More than two years after the proclamation, on Monday, June 19, 1865, Union Major General Gordon Granger arrived on the island of Galveston, Texas. “The people of Texas are informed that all slaves are free. This involves an absolute equality of rights,” Granger declared. Those freed “spent that night singin’ and shoutin’,” one contemporary recalled. “They wasn’t slaves no more.”
Thereafter, Black Americans held emancipation celebrations commemorating Lincoln’s “bolt from the sky”; by 1890, “Juneteenth” replaced “Jubilee Day” to describe June 19. “The old plantation melodies were transformed into a new song,” a Galveston paper wrote of celebrations in 1878, “and the sunshine of the dreams that once dwelt in their hearts burst full and fair.”
Socially measured, imperfect in scale, and militarily motivated, Lincoln’s act was, at the very least, an unprecedented step down the path toward slavery’s “ultimate extinction.” It was, as Jon Meacham wrote, “a battle against slavery gained, and not a war for full equality won.” Ratified by a prostrate Georgia on December 6, 1865, it was the Thirteenth Amendment that forever abolished slavery throughout all the land of hope.

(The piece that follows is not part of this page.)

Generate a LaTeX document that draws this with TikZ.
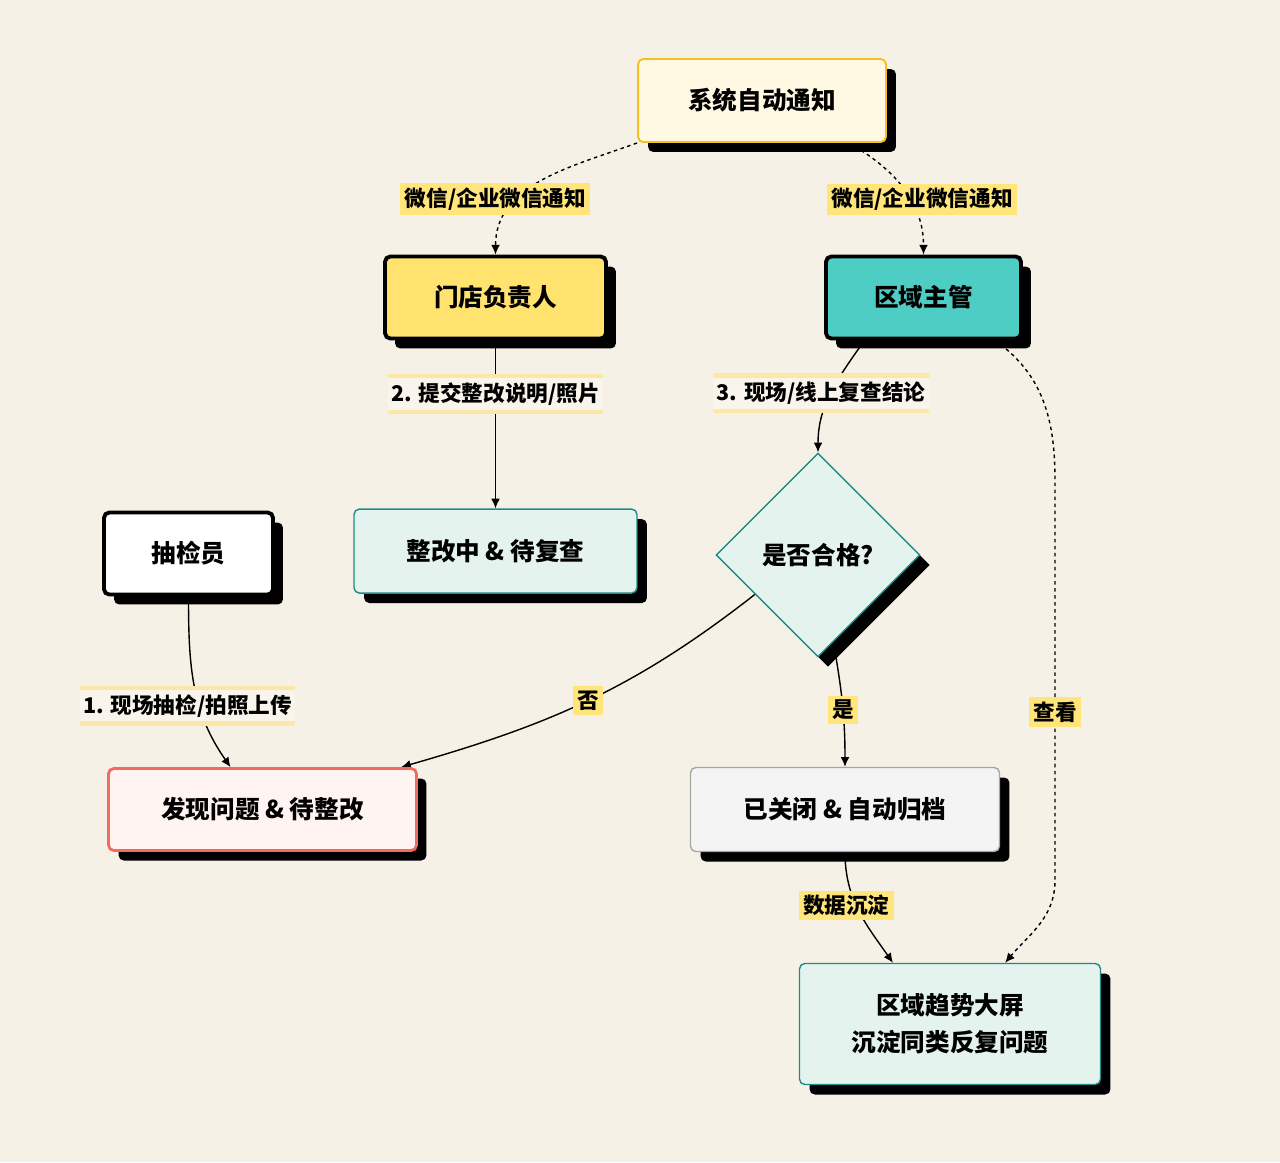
\documentclass[tikz,border=0pt]{standalone}
\usepackage{fontspec}
\setmainfont{Noto Sans CJK SC}
\usetikzlibrary{shapes.geometric, shadows, positioning, backgrounds, arrows.meta}

\definecolor{paper}{HTML}{F6F1E6}
\definecolor{notefill}{HTML}{FFF8E3}
\definecolor{notedraw}{HTML}{F5C21B}
\definecolor{storefill}{HTML}{FFE36E}
\definecolor{areafill}{HTML}{4ECDC4}
\definecolor{mintfill}{HTML}{E5F3EF}
\definecolor{tealdraw}{HTML}{1F8A88}
\definecolor{issuefill}{HTML}{FFF4F1}
\definecolor{issuedraw}{HTML}{F26C5E}
\definecolor{donefill}{HTML}{F4F4F4}
\definecolor{donedraw}{HTML}{A6A6A6}
\definecolor{tagyellow}{HTML}{FFE57A}
\definecolor{tagpale}{HTML}{F9F5EC}
\definecolor{tagline}{HTML}{FBE8A6}

\begin{document}
\begin{tikzpicture}[x=0.02cm, y=0.02cm, >={Latex[length=5.5pt, width=5pt]},
  box/.style={rectangle, rounded corners=3pt, align=center,
    font=\fontsize{14}{21}\selectfont\bfseries,
    drop shadow={shadow xshift=0.2cm, shadow yshift=-0.2cm, fill=black, opacity=1}},
  role/.style={box, draw=black, line width=2.2pt, minimum height=1.64cm},
  state/.style={box, fill=mintfill, draw=tealdraw, line width=0.8pt, minimum height=1.68cm},
  tag/.style={fill=tagyellow, inner sep=2.5pt, font=\fontsize{12.3}{14}\selectfont\bfseries},
  steptag/.style={fill=tagpale, inner ysep=5pt, inner xsep=2pt,
    font=\fontsize{12.3}{14}\selectfont\bfseries,
    path picture={
      \fill[tagline] (path picture bounding box.north west) rectangle ([yshift=-2.5pt]path picture bounding box.north east);
      \fill[tagline] (path picture bounding box.south west) rectangle ([yshift=2.5pt]path picture bounding box.south east);}},
  notify/.style={->, line width=0.8pt, dash pattern=on 2pt off 2pt},
  flow/.style={->, line width=0.8pt}]

\begin{scope}[on background layer]
\fill[paper] (0,0) rectangle (1280,-1162);
\end{scope}
\useasboundingbox (0,0) rectangle (1280,-1162);

% people and states
\node[box, fill=notefill, draw=notedraw, line width=1.1pt, minimum width=4.96cm, minimum height=1.66cm] (sysnotify) at (762,-100.5) {系统自动通知};
\node[role, fill=storefill, minimum width=4.42cm] (storemgr) at (495.5,-297.5) {门店负责人};
\node[role, fill=areafill, minimum width=3.9cm] (areamgr) at (923.5,-297.5) {区域主管};
\node[role, fill=white, minimum width=3.38cm] (inspector) at (188.5,-553.5) {抽检员};
\node[state, minimum width=5.66cm, below=3.36cm of storemgr] (rectifying) {整改中 \& 待复查};
\node[diamond, aspect=1, inner sep=0pt, minimum size=4.08cm, fill=mintfill, draw=tealdraw, line width=0.8pt,
  font=\fontsize{14}{21}\selectfont\bfseries,
  drop shadow={shadow xshift=0.2cm, shadow yshift=-0.2cm, fill=black, opacity=1}] (qualified) at (818,-555) {是否合格?};
\node[box, fill=issuefill, draw=issuedraw, line width=1.6pt, minimum width=6.16cm, minimum height=1.64cm] (foundissue) at (262.5,-809.5) {发现问题 \& 待整改};
\node[box, fill=donefill, draw=donedraw, line width=0.8pt, minimum width=6.18cm, minimum height=1.68cm] (closed) at (845,-809.5) {已关闭 \& 自动归档};
\node[state, minimum width=6.02cm, minimum height=2.42cm] (trendboard) at (950,-1024) {区域趋势大屏\\沉淀同类反复问题};

% connectors
\begin{scope}[on background layer]
\draw[notify] (sysnotify.south west) to[out=200, in=90] node[tag, pos=0.62, xshift=-0.56cm, yshift=-0.1cm] {微信/企业微信通知} (storemgr.north);
\draw[notify] (sysnotify.334) to[out=-30, in=90] node[tag, pos=0.55, xshift=0.3cm, yshift=-0.1cm] {微信/企业微信通知} (areamgr.north);
\draw[flow] (storemgr) -- node[steptag, pos=0.32] {2. 提交整改说明/照片} (rectifying);
\draw[flow] (areamgr.216) to[out=-125, in=90] node[steptag, pos=0.5, xshift=-0.2cm] {3. 现场/线上复查结论} (qualified.north);
\draw[notify] (areamgr.329) to[out=-35, in=90] (1055,-480) -- node[tag, pos=0.58] {查看} (1055,-880) to[out=-90, in=50] (trendboard.48);
\draw[flow] (inspector.south) to[out=-90, in=125] node[steptag, pos=0.62, xshift=-0.24cm] {1. 现场抽检/拍照上传} (foundissue.127);
\draw[flow] (qualified.212) to[out=218, in=16] node[tag, pos=0.5] {否} (foundissue.17);
\draw[flow] (qualified.-80) to[out=-80, in=90] node[tag, pos=0.55] {是} (closed.north);
\draw[flow] (closed.south) to[out=-90, in=125] node[tag, pos=0.45, xshift=-0.2cm] {数据沉淀} (trendboard.133);
\end{scope}
\end{tikzpicture}
\end{document}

On Thursday, June 17, 2021, President Joe Biden signed the Juneteenth National Independence Act, making June 19 a federal holiday. “We celebrate the centuries of struggle, courage, and hope that have brought us to this time of progress and possibly,” he said in a proclamation two days later. “Juneteenth not only commemorates the past. It calls us to action today,” reminding us to “make real the ideals of our founding.”